Lowell, MA — Since the calendar flipped to 2019, UMass Lowell has been nearly perfect. A team rolling 12 freshmen into a new unit went on a ten game unbeaten streak from January to mid-February. They looked to continue their winning streak against the Providence College Friars. However, Nate Leaman’s squad entered outside the tournament picture and needing a win to climb the pairwise standings. Knowing that the Friars played inspired hockey and silenced Tsongas.
Lowell started the game well, dictating the pace in the first three minutes of play. They even landed the first goal of the night when Anthony Baxter wristed home a puck. However, the officials called the goal off due to goaltender interference. With the door open, Providence took charge and dominated the remainder of the night. Kasper Bjorkqvist earned the first star with two goals on the night. The first came 4:11 into the game and his second came early in the second. Brandon Duhaime recorded the other Friar tally in the opener.
The second period was especially dominant with Providence out-attempting Lowell 20-9 and outshooting their hosts 11-2. Other than Bjorkqvist’s tally, Michael Callahan and Greg Printz added to the score and buried the Riverhawks 5-0 before the intermission.
Lowell broke the shutout 3:13 into the third when Connor Sodergren scored on a smooth offensive attack and shot, but Tyce Thompson restored the five-goal Friar lead 19 seconds later and ended the scoring at 6-1 in Providence’s favor, ending their own stretch of three straight one-goal offensive efforts.

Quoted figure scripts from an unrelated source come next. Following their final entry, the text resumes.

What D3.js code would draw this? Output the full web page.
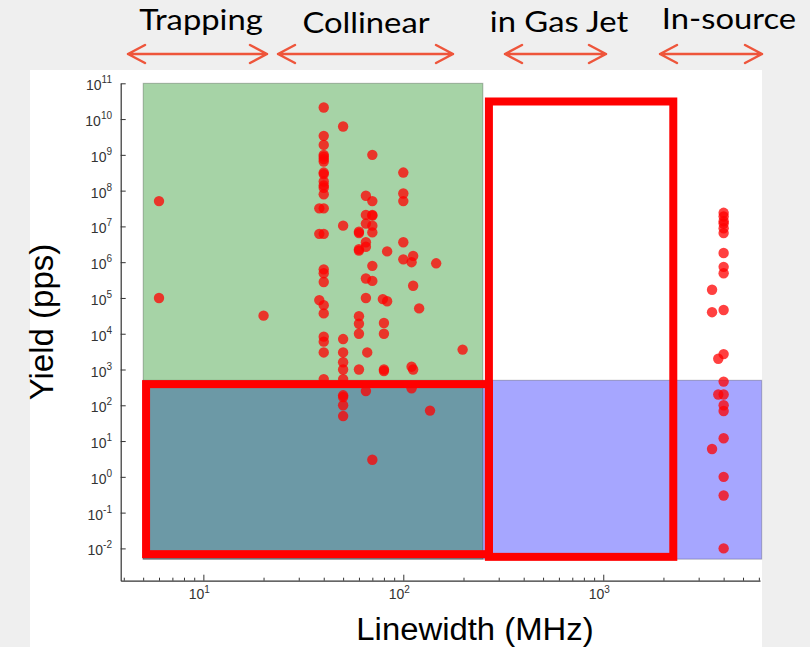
<!DOCTYPE html>
<html>
<head>
<meta charset="utf-8">
<script src="https://cdn.jsdelivr.net/npm/d3@7"></script>
<style>
  html, body { margin: 0; padding: 0; background: #efefef; }
  svg { display: block; }
</style>
</head>
<body>
<svg id="chart" width="810" height="647"></svg>
<script>
// Technique headers shown above the plot
const techniques = ["Trapping", "Collinear", "in Gas Jet", "In-source"];

// Measurements: linewidth (MHz) and yield (particles per second)
const linewidth = [
  6, 6, 20,
  40, 40, 40, 40, 40, 40, 40, 40, 40, 40, 40, 40, 40, 38, 40, 38, 40,
  40, 40, 40, 38, 40, 40, 40, 40, 40, 40,
  50, 50, 50, 50, 50, 50, 50, 50, 50, 50, 50,
  60, 60, 60, 60, 60, 60, 60, 60,
  65, 65, 65, 65, 65, 65, 65, 66, 65,
  70, 70, 70, 70, 70, 70, 70, 70, 70,
  83, 79, 83, 80, 80, 80, 80,
  100, 100, 100, 100, 100,
  112, 110, 112, 110, 112, 110,
  120, 146, 136, 198,
  4000, 4000, 4000, 4000, 4000, 4000, 4000, 4000, 4000, 3500, 3500, 4000,
  4000, 3760, 4000, 3760, 4000, 4000, 4000, 4000, 3500, 4000, 4000, 4000
];
const yieldPps = [
  5.1e7, 1e5, 3.2e4,
  2.1e10, 3.4e9, 1.9e9, 1.0e9, 8.9e8, 7.6e8, 6.5e8, 3.2e8, 2.9e8, 1.8e8, 1.4e8, 1.2e8, 7.9e7, 3.2e7, 3.2e7, 6.2e6, 6.2e6,
  6.3e5, 4.9e5, 2.8e5, 8.7e4, 6.3e4, 3.7e4, 8.3e3, 6.0e3, 3.0e3, 5.4e2,
  6.2e9, 1.05e7, 7.1e3, 3.0e3, 1.6e3, 1.0e3, 5.4e2, 1.9e2, 1.7e2, 1.0e2, 50,
  7.1e6, 6.5e6, 2.3e6, 2.1e6, 3.1e4, 1.9e4, 1.0e4, 1.0e3,
  7.2e7, 2.1e7, 1.2e7, 3.6e6, 2.7e6, 3.5e5, 1.0e5, 3.0e3, 2.5e2,
  1.0e9, 5.1e7, 2.1e7, 2.0e7, 1.05e7, 6.8e6, 7.9e5, 3.0e5, 3.0,
  2.0e6, 9.3e4, 8.1e4, 2.0e4, 1.0e4, 1.0e3, 9.1e2,
  3.2e8, 8.3e7, 5.1e7, 3.6e6, 1.2e6,
  1.5e6, 1.0e6, 2.2e5, 1.2e3, 1.0e3, 3.0e2,
  5.1e4, 9.3e5, 71, 3.6e3,
  2.4e7, 1.9e7, 1.4e7, 1.2e7, 8.9e6, 6.5e6, 1.8e6, 7.4e5, 4.9e5, 1.7e5, 4.0e4, 4.6e4,
  2.7e3, 2.0e3, 4.6e2, 2.0e2, 2.0e2, 1.0e2, 69, 12, 6.0, 1.0, 0.3, 0.01
];

// Shaded accessible regions [xmin, xmax, ymin, ymax]
const blueRegion = [5, 6200, 0.005, 500];
const greenRegion = [5, 250, 0.005, 1e11];
// Outlined boxes [xmin, xmax, ymin, ymax]
const outlineBoxes = [
  [5.17, 268, 0.0069, 390],
  [268, 2240, 0.0058, 3.1e10]
];

const xDomain = [3.86, 6080];
const yDomain = [0.00125, 1e11];
const xTickExps = [1, 2, 3];
const yTickExps = [-2, -1, 0, 1, 2, 3, 4, 5, 6, 7, 8, 9, 10, 11];

const svg = d3.select("#chart");

// White plotting panel
svg.append("rect").attr("x", 30).attr("y", 70).attr("width", 732).attr("height", 577).attr("fill", "#ffffff");

const x = d3.scaleLog().domain(xDomain).range([120.7, 760]);
const y = d3.scaleLog().domain(yDomain).range([580.7, 83.3]);

function region(g, r, color) {
  g.append("rect")
    .attr("x", x(r[0])).attr("y", y(r[3]))
    .attr("width", x(r[1]) - x(r[0])).attr("height", y(r[2]) - y(r[3]))
    .attr("fill", color).attr("fill-opacity", 0.35)
    .attr("stroke", "#000").attr("stroke-opacity", 0.25).attr("stroke-width", 1);
}
const regions = svg.append("g");
region(regions, blueRegion, "#0000ff");
region(regions, greenRegion, "#008000");

// Data points
const pts = d3.range(linewidth.length).map(i => ({x: linewidth[i], y: yieldPps[i]}));
svg.append("g").selectAll("circle").data(pts).join("circle")
  .attr("cx", d => x(d.x)).attr("cy", d => y(d.y)).attr("r", 5.2)
  .attr("fill", "#ff0000").attr("fill-opacity", 0.75);

// Outlined boxes
svg.append("g").selectAll("rect").data(outlineBoxes).join("rect")
  .attr("x", d => x(d[0])).attr("y", d => y(d[3]))
  .attr("width", d => x(d[1]) - x(d[0])).attr("height", d => y(d[2]) - y(d[3]))
  .attr("fill", "none").attr("stroke", "#ff0000").attr("stroke-width", 8);

// Axes
const axisColor = "#333";
const xAxis = d3.axisBottom(x)
  .tickValues(d3.range(0, 4).flatMap(e => d3.range(1, 10).map(m => m * Math.pow(10, e))).filter(v => v >= xDomain[0] && v <= xDomain[1]))
  .tickSize(0).tickFormat("");
const gx = svg.append("g").attr("transform", "translate(0,580.7)").call(xAxis);
gx.select(".domain").attr("stroke", axisColor).attr("stroke-width", 1.2);
gx.selectAll(".tick line")
  .attr("stroke", axisColor)
  .attr("y2", d => (Math.abs(Math.log10(d) - Math.round(Math.log10(d))) < 1e-9) ? -6 : -3);

const xLabels = svg.append("g");
xTickExps.forEach(e => {
  const t = xLabels.append("text").attr("x", x(Math.pow(10, e)) - 4).attr("y", 599)
    .attr("text-anchor", "middle").attr("font-family", "Liberation Sans, Arial, sans-serif")
    .attr("font-size", 14).attr("fill", axisColor);
  t.append("tspan").text("10");
  t.append("tspan").attr("dy", -6).attr("font-size", 10).text(e);
});

const yAxis = d3.axisLeft(y).tickValues(yTickExps.map(e => Math.pow(10, e))).tickSize(0).tickFormat("");
const gy = svg.append("g").attr("transform", "translate(120.7,0)").call(yAxis);
gy.select(".domain").attr("stroke", axisColor).attr("stroke-width", 1.2);
gy.selectAll(".tick line").attr("stroke", axisColor).attr("x2", 5);

const yLabels = svg.append("g");
yTickExps.forEach(e => {
  const t = yLabels.append("text").attr("x", 112).attr("y", y(Math.pow(10, e)) + 7)
    .attr("text-anchor", "end").attr("font-family", "Liberation Sans, Arial, sans-serif")
    .attr("font-size", 14).attr("fill", axisColor);
  t.append("tspan").text("10");
  t.append("tspan").attr("dy", -7).attr("font-size", 10).text(e);
});

// Axis titles
svg.append("text").attr("transform", "translate(53,322) rotate(-90)")
  .attr("text-anchor", "middle").attr("font-family", "Liberation Sans, Arial, sans-serif")
  .attr("font-size", 33).attr("fill", "#000").text("Yield (pps)");
svg.append("text").attr("transform", "translate(475,640) scale(1.06,1)")
  .attr("text-anchor", "middle").attr("font-family", "Liberation Sans, Arial, sans-serif")
  .attr("font-size", 31).attr("fill", "#000").text("Linewidth (MHz)");

// Technique headers with double-headed arrows
const headerX = [201, 366, 559, 729];
const headerY = [30, 33, 32, 29];
const arrowSpans = [[128, 267], [278, 453], [505, 606], [660, 762]];
const arrowColor = "#ee553b";
const head = svg.append("g");
techniques.forEach((name, i) => {
  head.append("text").attr("transform", `translate(${headerX[i]},${headerY[i]}) scale(1.17,1)`)
    .attr("text-anchor", "middle").attr("font-family", "Lato, sans-serif")
    .attr("font-size", 28).attr("fill", "#000").text(name);
  const [a, b] = arrowSpans[i];
  const yy = 54, hl = 17, hh = 9;
  head.append("path")
    .attr("d", `M${a},${yy}L${b},${yy}M${a + hl},${yy - hh}L${a},${yy}L${a + hl},${yy + hh}M${b - hl},${yy - hh}L${b},${yy}L${b - hl},${yy + hh}`)
    .attr("fill", "none").attr("stroke", arrowColor).attr("stroke-width", 2.5)
    .attr("stroke-linecap", "round").attr("stroke-linejoin", "round");
});
</script>
</body>
</html>
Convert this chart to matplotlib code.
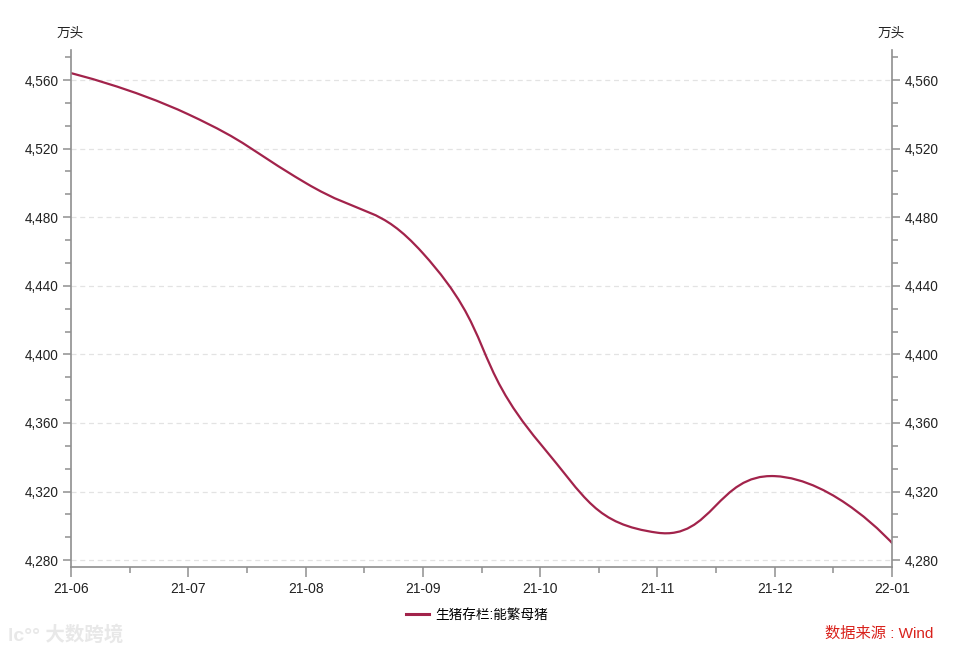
import numpy as np
import matplotlib
matplotlib.use('Agg')
import matplotlib.pyplot as plt
from matplotlib.path import Path
from matplotlib.patches import PathPatch
from matplotlib.lines import Line2D
from matplotlib.ticker import FuncFormatter, MultipleLocator

plt.rcParams['font.family'] = ['Liberation Sans', 'Noto Sans CJK SC', 'DejaVu Sans']

# 数据
months = ['21-06', '21-07', '21-08', '21-09', '21-10', '21-11', '21-12', '22-01']
sow_stock = [4564, 4540, 4500, 4459, 4348, 4296, 4329, 4290]
series_name = '生猪存栏:能繁母猪'
unit = '万头'
source = '数据来源 : Wind'

line_color = '#a2234b'
axis_color = '#8f8f8f'

fig = plt.figure(figsize=(9.59, 6.54), dpi=100)
ax = fig.add_axes([71 / 959, 87 / 654, 821 / 959, 517 / 654])

xs = np.arange(len(months))
ax.set_xlim(0, len(months) - 1)
ax.set_ylim(4276, 4577.5)


def smooth_path(ax, x, y, smooth=0.5):
    # echarts 式平滑：在像素坐标里算贝塞尔控制点
    pts = ax.transData.transform(np.column_stack([x, y]))
    n = len(pts)
    cp_in = pts.copy()
    cp_out = pts.copy()
    for i in range(1, n - 1):
        prev, cur, nxt = pts[i - 1], pts[i], pts[i + 1]
        v = nxt - prev
        d0 = np.hypot(*(cur - prev))
        d1 = np.hypot(*(nxt - cur))
        r = d1 / (d0 + d1)
        cp_in[i] = cur - v * smooth * (1 - r)
        cp_out[i] = cur + v * smooth * r
    verts = [pts[0]]
    codes = [Path.MOVETO]
    for i in range(n - 1):
        verts += [cp_out[i], cp_in[i + 1], pts[i + 1]]
        codes += [Path.CURVE4] * 3
    verts = ax.transData.inverted().transform(np.array(verts))
    return Path(verts, codes)


path = smooth_path(ax, xs, sow_stock)
ax.add_patch(PathPatch(path, facecolor='none', edgecolor=line_color,
                       lw=1.6, transform=ax.transData, capstyle='round'))

# 坐标轴
ax.spines['top'].set_visible(False)
for s in ['left', 'right', 'bottom']:
    ax.spines[s].set_color(axis_color)
    ax.spines[s].set_linewidth(1.2)

ax.yaxis.set_major_locator(MultipleLocator(40))
ax.yaxis.set_minor_locator(MultipleLocator(40 / 3))
ax.yaxis.set_major_formatter(FuncFormatter(lambda v, p: f'{int(round(v)):,}'))
ax.set_xticks(xs)
ax.set_xticklabels(months)
ax.set_xticks(xs[:-1] + 0.5, minor=True)

ax.tick_params(axis='y', which='both', left=True, right=True,
               labelleft=True, labelright=True, direction='out',
               colors=axis_color, labelcolor='#222222', labelsize=9.8)
ax.tick_params(axis='y', which='major', length=6, width=1.1, pad=3)
ax.tick_params(axis='y', which='minor', length=4, width=1.1)
ax.tick_params(axis='x', which='both', direction='out', colors=axis_color,
               labelcolor='#222222', labelsize=10)
ax.tick_params(axis='x', which='major', length=7, width=1.1, pad=4)
ax.tick_params(axis='x', which='minor', length=4, width=1.1)

ax.grid(axis='y', which='major', color='#e3e3e3', linestyle=(0, (4, 3)), lw=0.9)
ax.set_axisbelow(True)

# 单位
fig.text(70 / 959, 1 - 33 / 654, unit, ha='center', va='center', fontsize=9.8, color='#222222')
fig.text(891 / 959, 1 - 33 / 654, unit, ha='center', va='center', fontsize=9.8, color='#222222')

# 图例
handle = Line2D([], [], color=line_color, lw=2.2)
fig.legend([handle], [series_name], loc='center', bbox_to_anchor=(477 / 959, 1 - 615 / 654),
           frameon=False, fontsize=9.8, handlelength=1.7, handletextpad=0.5)

# 来源
fig.text(933 / 959, 1 - 634 / 654, source, ha='right', va='center',
         fontsize=11, color='#d9221c')

# 水印
fig.text(8 / 959, 1 - 635 / 654, 'lc°° 大数跨境', ha='left', va='center',
         fontsize=14, color='#e8e8e8', fontweight='bold')

fig.savefig('out.png', dpi=100)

“It was nice for us to score some goals. We finished on our chances”, observed Nate Leaman. “The way we’ve struggled lately, we know the position we’re in within our league standings. We know how important this series is to us. We know that tomorrow is the most important game of the season is to us. I don’t think it takes the coach to say anything.”
The Friars improve to 17-9-5 and 10-7-2 in the conference. Hayden Hawkey stopped 20 of 21 Riverhawk shots.
Norm Bazin was disappointed after the game.
“I liked our first three minutes,” Bazin said. “That’s about all I liked tonight. Our attention to detail was poor. Our alertness was poor, and I thought our focus was poor. I had a feeling during the week that we were believing a lot of nonsense that was being printed. This might ground you. Because you’re never as good as you think, you’re never as bad as you think.”
Lowell drops to 17-9-2 and 11-5-2 in HEA play. Tyler Wall recorded 28 saves on 34 shots faced.
The teams will rematch tomorrow night at Schneider Arena. Puck drops at 7 pm between Hockey East’s 2nd and 3rd placed teams.